Are things equivalent to themselves? Doesn't "equivalent" imply some kind of translation? What is left for "equal" or "the same", if they can be replaced by "equivalent"?

Things that are either equal or not equal: DOF, AOV, pupil size, total projected light onto the sensor, exposure time.
Things that are either equivalent or not equivalent: f-number, focal length, ISO.

As you surely must know, "equivalent" means "of equal value" which leaves the determination of value in question in all it's variety in this benighted thread.

Like in money, a "basket of goods" so to speak, with most responders having their own different basket.

It's always a pleasure to disagree with you GB! 😁

An interesting variant for this thread is Sigma Foveon cameras which can have different raw MPs selected via on-chip pixel binning. For example, the SD10 has a half-size option called "low resolution" binned 2x2 on the sensor chip. Raw output is 1134x756px instead of 2268x1512px. The sensor size remains at 20.7mm x 13.8mm i.e. the so-called "crop factor" remains at 1.7. The framing remains the same but I suspect that the CoC does not, due to double the pixel size, meaning that the DOF may not be the same, even though the crop factor due to sensor size is unity.

The CoC is independent of pixel size. For example, the Z7.2 (47 MP) and Z6.2 (24 MP) will produce photos with the same DOF for a given subject-camera distance, framing, f-number, and viewing conditions (e.g. same display size, viewing distance, etc.).

All the pixel count does is increase/decrease resolution. It doesn't affect DOF, diffraction, or motion blur. Less resolution in a photo does not mean more DOF; more resolution in a photo does not mean less DOF.

Same display size when Raw output is 1134x756px instead of 2268x1512px. on my monitor?

Talking 100% monitor zoom, of course. In other words, your quoted Z 7.2 would have to be down-sampled to get the same display size as your Z 6.2.

AFAIK, down-sampling an image increases it's apparent DOF and thereby negates it's equivalence. For those two cameras, the only way to get same-looking images would be to shoot from different distances and crop the larger, thereby ruining equivalency.

Resampling a photo only affects the DOF inasmuch as the display size changes. So, if you view photos with different pixel counts at 100%, you will necessarily view them at different display sizes, and that is what changes the DOF. Consider the following scenario: you have two hypothetical monitors that are the same size, one monitor is 24 MP and the other monitor is 47 MP, but both are 65" monitors (thus, the 47 MP monitor has smaller pixels).
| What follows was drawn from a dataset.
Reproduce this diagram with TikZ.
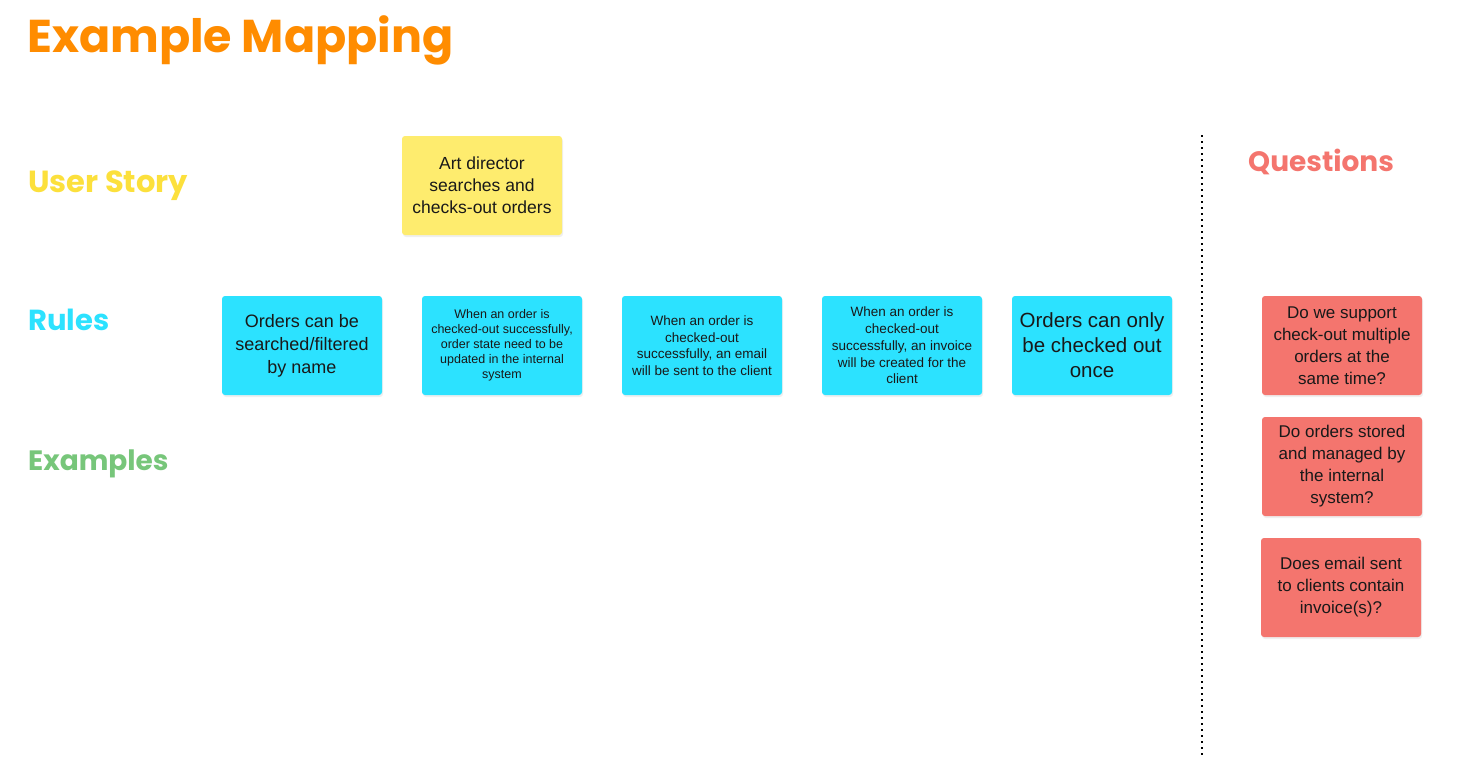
\documentclass[tikz,border=0pt]{standalone}
\usepackage{fontspec}
\setmainfont{Liberation Sans}
\newfontfamily\headfont{Poppins}
\usepackage{xcolor}
\usepackage{tikz}
\usetikzlibrary{positioning,shadows}

\definecolor{titleorange}{HTML}{FF8C00}
\definecolor{storyyellow}{HTML}{FCE03C}
\definecolor{notey}{HTML}{FEEC6E}
\definecolor{rulecyan}{HTML}{2CE2FF}
\definecolor{examplegreen}{HTML}{77C67A}
\definecolor{questred}{HTML}{F4756E}

\begin{document}
\begin{tikzpicture}[x=1pt,y=-1pt,
  sticky/.style={rounded corners=3pt,minimum width=160pt,minimum height=99pt,
    align=center,inner sep=2pt,outer sep=0pt,text=black!90,
    drop shadow={opacity=0.12,shadow xshift=1pt,shadow yshift=-2pt}},
  storynote/.style={sticky,fill=notey,font=\fontsize{17.5}{22}\selectfont},
  rulenote/.style={sticky,fill=rulecyan},
  questnote/.style={sticky,fill=questred,font=\fontsize{17}{22}\selectfont},
  heading/.style={anchor=base west,inner sep=0pt,font=\headfont\bfseries\fontsize{29}{34}\selectfont},
  divider/.style={line width=2pt,dash pattern=on 2pt off 4pt}]
  \path[fill=white,use as bounding box] (0,0) rectangle (1477,780);
  % Title and row headings
  \node[heading,text=titleorange,font=\headfont\bfseries\fontsize{46}{52}\selectfont]
    (title) at (27,52) {Example Mapping};
  \node[heading,text=storyyellow,font=\headfont\bfseries\fontsize{30.5}{34}\selectfont]
    (hstory) at (28,192) {User Story};
  \node[heading,text=rulecyan] (hrules) at (28,330) {Rules};
  \node[heading,text=examplegreen,font=\headfont\bfseries\fontsize{28}{34}\selectfont]
    (hexamples) at (28,470) {Examples};
  \node[heading,text=questred,font=\headfont\bfseries\fontsize{28}{34}\selectfont]
    (hquest) at (1248,171) {Questions};
  % User story
  \node[storynote] (story) at (482,185.5)
    {Art director\\searches and\\checks-out orders};
  % Rules
  \node[rulenote,font=\fontsize{18}{23}\selectfont] (rule1) at (302,345.5)
    {Orders can be\\searched/filtered\\by name};
  \node[rulenote,right=40pt of rule1,font=\fontsize{12.5}{15}\selectfont] (rule2)
    {When an order is\\checked-out successfully,\\order state need to be\\updated in the internal\\system};
  \node[rulenote,right=40pt of rule2,font=\fontsize{13.5}{16.5}\selectfont] (rule3)
    {When an order is\\checked-out\\successfully, an email\\will be sent to the client};
  \node[rulenote,right=40pt of rule3,font=\fontsize{13.5}{16.7}\selectfont] (rule4)
    {When an order is\\checked-out\\successfully, an invoice\\will be created for the\\client};
  \node[rulenote,right=30pt of rule4,font=\fontsize{20.5}{25}\selectfont] (rule5)
    {Orders can only\\be checked out\\once};
  % Divider
  \coordinate (divtop) at (1202,135);
  \coordinate (divbot) at (1202,755);
  \draw[divider] (divtop) -- (divbot);
  % Questions
  \node[questnote] (q1) at (1342,345.5)
    {Do we support\\check-out multiple\\orders at the\\same time?};
  \node[questnote,below=22pt of q1] (q2)
    {Do orders stored\\and managed by\\the internal\\system?};
  \node[questnote,below=22pt of q2,xshift=-1pt] (q3)
    {Does email sent\\to clients contain\\invoice(s)?};
\end{tikzpicture}
\end{document}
Now, display the aforementioned photos from the Z6.2 and Z7.2 on the respective monitors. The DOFs will be the same (but, of course, the photo displayed on the 47 MP monitor will be more detailed).

A corollary to this is that lens sharpness doesn't affect DOF, either. It affects resolution, of course, but not sharpness. What happens is that more pixels (and/or a sharper lens) allows one to see a smoother transition from in-focus to out-of-focus, but the depth from the focal plane where we consider the photo to be out-of-focus (as opposed to being low resolution) is not dependent on pixel size (either on the camera or the display) or the sharpness of the lens.
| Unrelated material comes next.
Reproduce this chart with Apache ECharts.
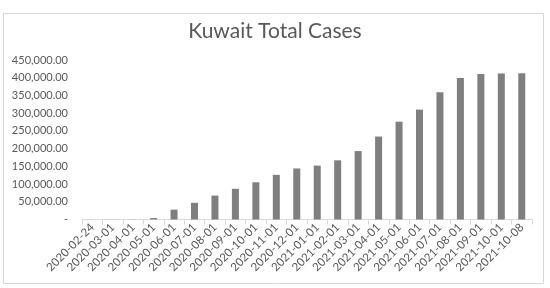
<!DOCTYPE html>
<html>
<head>
<meta charset="utf-8">
<script src="https://cdn.jsdelivr.net/npm/echarts@6/dist/echarts.min.js"></script>
<style>
  html, body { margin: 0; padding: 0; background: #fff; }
  #chart { width: 550px; height: 288px; }
</style>
</head>
<body>
<div id="chart"></div>
<script>
// dates and cumulative cases
var dates = ['2020-02-24', '2020-03-01', '2020-04-01', '2020-05-01', '2020-06-01', '2020-07-01',
  '2020-08-01', '2020-09-01', '2020-10-01', '2020-11-01', '2020-12-01', '2021-01-01',
  '2021-02-01', '2021-03-01', '2021-04-01', '2021-05-01', '2021-06-01', '2021-07-01',
  '2021-08-01', '2021-09-01', '2021-10-01', '2021-10-08'];
var cases = [5, 45, 320, 4000, 27800, 47000, 67500, 86500, 105000, 126000, 144000, 152000,
  167000, 193000, 234000, 276000, 310000, 359000, 399000, 410500, 412000, 412500];

var yMin = 0, yMax = 450000, yStep = 50000;

var chart = echarts.init(document.getElementById('chart'));

function fmt(v) {
  if (v === 0) return '-';
  return v.toLocaleString('en-US', { minimumFractionDigits: 2, maximumFractionDigits: 2 });
}

var option = {
  animation: false,
  textStyle: { fontFamily: 'Lato' },
  title: {
    text: 'Kuwait Total Cases',
    left: 'center',
    top: 16,
    textStyle: { fontFamily: 'Lato', fontSize: 21, fontWeight: 'normal', color: '#595959' }
  },
  graphic: [{
    type: 'rect',
    shape: { x: 3.5, y: 13.5, width: 540, height: 270 },
    style: { fill: 'none', stroke: '#d9d9d9', lineWidth: 1 },
    silent: true
  }],
  grid: { left: 82, right: 18, top: 60, bottom: 68.5 },
  xAxis: {
    type: 'category',
    data: dates,
    axisLine: { lineStyle: { color: '#d9d9d9' } },
    axisTick: { show: true, length: 5, lineStyle: { color: '#d9d9d9' } },
    axisLabel: { rotate: 45, interval: 0, fontSize: 11.5, color: '#595959', margin: 6 }
  },
  yAxis: {
    type: 'value',
    min: yMin,
    max: yMax,
    interval: yStep,
    splitLine: { show: false },
    axisLine: { show: false },
    axisTick: { show: false },
    axisLabel: { fontSize: 11, color: '#595959', margin: 14, formatter: fmt }
  },
  series: [{
    type: 'bar',
    data: cases,
    barWidth: 7,
    itemStyle: { color: '#7f7f7f' }
  }]
};

chart.setOption(option);
</script>
</body>
</html>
I don't know if it is as pleasant, but I disagree with you, also. Subjectivity does not dilute the meaning of equivalence. If you sample enough people's subjective evaluation of DOF, you will find that the mean and median evaluations will correlate directly with pupil size and subject distance, if the images are displayed at a reasonably high magnification where any variation in DOF would be visible in an A/B comparison.

That's one clear benefit of a Foveon-like layout or a monochrome sensor; you can potentially do hardware binning to decrease input-referred read noise, or possibly get higher frame rates and faster rolling shutter. With a Bayer sensor, binning would be a wiring mess to bin only pixels with the same color filter, and there would be so much blurring needed to reconstruct the image, although sharp monochrome output is possible. The monochrome, however, may need to be upsampled and color-shifted, to get rid of the color shift of turning exclusive

RG
GB

tiles into single monochrome values, as the red and blue sensitive areas are off-center.
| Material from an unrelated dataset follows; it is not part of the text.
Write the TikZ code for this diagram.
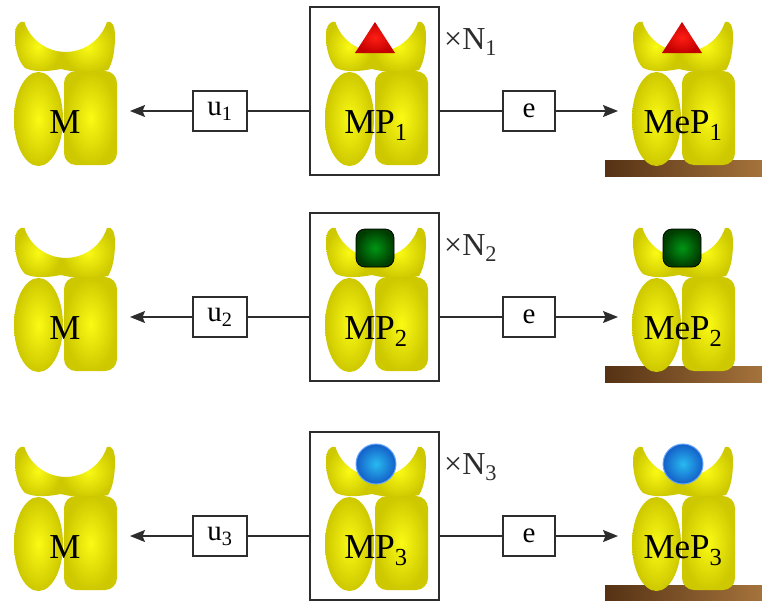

Very large pixels can hide the underlying analog differences in smaller blurs. I think primarily in terms of analog DOF; an envelope of minimal point spread sizes, with pixel resolution, as a secondary concern, much like your thinking here, but low pixel resolution hides differences. Other hidden differences can be lack of focus, small motion blurs, light diffraction, small aberrations, etc.

For the same scene then correct, for different scenes then no, I think you will be surprised. This is the problem, if you start off by knowing the photos have equivalent settings, or you arrange the test such that only photos with equivalent settings are compared then you skew the test. You must also include photos that aren't equivalence and see if your bell curve still fits over that which you wish to prove.

None of this dilutes the maths of equivalence, but the subjectivity? If we say that equivalence defines the difference between cameras by comparing the same photo taken with each then you must take the same photo with each. If you take different photos with each camera then you must compare the different photos and see if equivalence still defines. What I think (know`) you will find is that with different photos subjectivity dilutes the meaning of equivalence to the point that other subtle differences may have equal if not a greater influence on the finished result.

I don't disagree with the maths, it's just that we should actually try to understand what we see sometimes rather than try to fit what we see into the maths we understand. I see a disparity.